Each line below should be reproduced without any alteration.

╔══

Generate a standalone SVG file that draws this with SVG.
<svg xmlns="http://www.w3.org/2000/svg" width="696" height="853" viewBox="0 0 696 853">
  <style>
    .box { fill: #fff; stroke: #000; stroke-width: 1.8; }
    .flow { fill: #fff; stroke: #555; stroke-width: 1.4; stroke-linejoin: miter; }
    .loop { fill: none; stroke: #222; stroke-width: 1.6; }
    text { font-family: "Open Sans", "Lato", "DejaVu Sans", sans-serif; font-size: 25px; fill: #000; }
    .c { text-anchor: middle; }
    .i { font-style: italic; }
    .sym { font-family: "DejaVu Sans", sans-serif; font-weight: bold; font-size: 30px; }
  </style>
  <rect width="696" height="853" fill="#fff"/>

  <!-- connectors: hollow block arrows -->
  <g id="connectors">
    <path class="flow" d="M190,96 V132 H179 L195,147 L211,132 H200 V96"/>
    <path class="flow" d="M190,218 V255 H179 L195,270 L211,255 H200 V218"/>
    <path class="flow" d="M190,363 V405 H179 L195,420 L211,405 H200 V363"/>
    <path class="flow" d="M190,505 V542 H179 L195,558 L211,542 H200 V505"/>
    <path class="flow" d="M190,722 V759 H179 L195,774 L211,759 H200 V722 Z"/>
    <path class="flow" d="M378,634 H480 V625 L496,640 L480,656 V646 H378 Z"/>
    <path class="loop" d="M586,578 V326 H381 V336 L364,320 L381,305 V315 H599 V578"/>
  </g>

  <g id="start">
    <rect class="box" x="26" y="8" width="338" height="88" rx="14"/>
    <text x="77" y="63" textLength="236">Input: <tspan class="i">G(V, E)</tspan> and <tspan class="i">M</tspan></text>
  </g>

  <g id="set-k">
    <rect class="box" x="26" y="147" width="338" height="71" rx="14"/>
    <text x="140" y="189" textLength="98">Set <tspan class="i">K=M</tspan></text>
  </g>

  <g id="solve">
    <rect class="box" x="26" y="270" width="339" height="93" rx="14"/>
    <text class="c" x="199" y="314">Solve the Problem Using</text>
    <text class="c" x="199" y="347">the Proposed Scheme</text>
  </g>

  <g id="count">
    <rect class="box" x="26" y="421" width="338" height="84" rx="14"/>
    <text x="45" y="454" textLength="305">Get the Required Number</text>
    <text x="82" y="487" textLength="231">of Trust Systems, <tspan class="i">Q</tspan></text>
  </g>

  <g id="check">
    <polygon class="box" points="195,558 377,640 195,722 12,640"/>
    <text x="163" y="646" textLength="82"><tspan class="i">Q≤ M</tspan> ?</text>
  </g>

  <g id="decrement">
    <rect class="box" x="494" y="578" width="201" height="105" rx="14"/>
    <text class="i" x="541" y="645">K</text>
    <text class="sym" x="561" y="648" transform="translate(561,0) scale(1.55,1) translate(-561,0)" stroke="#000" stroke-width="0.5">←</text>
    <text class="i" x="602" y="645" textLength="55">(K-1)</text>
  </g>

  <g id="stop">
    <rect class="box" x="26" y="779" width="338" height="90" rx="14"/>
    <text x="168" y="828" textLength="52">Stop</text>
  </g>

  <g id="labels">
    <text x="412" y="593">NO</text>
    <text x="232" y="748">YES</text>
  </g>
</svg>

╚══

* OUTPUT FOR THIS EXERCISE *
Generate a standalone SVG file that draws this with SVG.
<svg xmlns="http://www.w3.org/2000/svg" width="696" height="853" viewBox="0 0 696 853">
  <style>
    .box { fill: #fff; stroke: #000; stroke-width: 1.8; }
    .flow { fill: #fff; stroke: #555; stroke-width: 1.4; stroke-linejoin: miter; }
    .loop { fill: none; stroke: #222; stroke-width: 1.6; }
    text { font-family: "Open Sans", "Lato", "DejaVu Sans", sans-serif; font-size: 25px; fill: #000; }
    .c { text-anchor: middle; }
    .i { font-style: italic; }
    .sym { font-family: "DejaVu Sans", sans-serif; font-weight: bold; font-size: 30px; }
  </style>
  <rect width="696" height="853" fill="#fff"/>

  <!-- connectors: hollow block arrows -->
  <g id="connectors">
    <path class="flow" d="M190,96 V132 H179 L195,147 L211,132 H200 V96"/>
    <path class="flow" d="M190,218 V255 H179 L195,270 L211,255 H200 V218"/>
    <path class="flow" d="M190,363 V405 H179 L195,420 L211,405 H200 V363"/>
    <path class="flow" d="M190,505 V542 H179 L195,558 L211,542 H200 V505"/>
    <path class="flow" d="M190,722 V759 H179 L195,774 L211,759 H200 V722 Z"/>
    <path class="flow" d="M378,634 H480 V625 L496,640 L480,656 V646 H378 Z"/>
    <path class="loop" d="M586,578 V326 H381 V336 L364,320 L381,305 V315 H599 V578"/>
  </g>

  <g id="start">
    <rect class="box" x="26" y="8" width="338" height="88" rx="14"/>
    <text x="77" y="63" textLength="236">Input: <tspan class="i">G(V, E)</tspan> and <tspan class="i">M</tspan></text>
  </g>

  <g id="set-k">
    <rect class="box" x="26" y="147" width="338" height="71" rx="14"/>
    <text x="140" y="189" textLength="98">Set <tspan class="i">K=M</tspan></text>
  </g>

  <g id="solve">
    <rect class="box" x="26" y="270" width="339" height="93" rx="14"/>
    <text class="c" x="199" y="314">Solve the Problem Using</text>
    <text class="c" x="199" y="347">the Proposed Scheme</text>
  </g>

  <g id="count">
    <rect class="box" x="26" y="421" width="338" height="84" rx="14"/>
    <text x="45" y="454" textLength="305">Get the Required Number</text>
    <text x="82" y="487" textLength="231">of Trust Systems, <tspan class="i">Q</tspan></text>
  </g>

  <g id="check">
    <polygon class="box" points="195,558 377,640 195,722 12,640"/>
    <text x="163" y="646" textLength="82"><tspan class="i">Q≤ M</tspan> ?</text>
  </g>

  <g id="decrement">
    <rect class="box" x="494" y="578" width="201" height="105" rx="14"/>
    <text class="i" x="541" y="645">K</text>
    <text class="sym" x="561" y="648" transform="translate(561,0) scale(1.55,1) translate(-561,0)" stroke="#000" stroke-width="0.5">←</text>
    <text class="i" x="602" y="645" textLength="55">(K-1)</text>
  </g>

  <g id="stop">
    <rect class="box" x="26" y="779" width="338" height="90" rx="14"/>
    <text x="168" y="828" textLength="52">Stop</text>
  </g>

  <g id="labels">
    <text x="412" y="593">NO</text>
    <text x="232" y="748">YES</text>
  </g>
</svg>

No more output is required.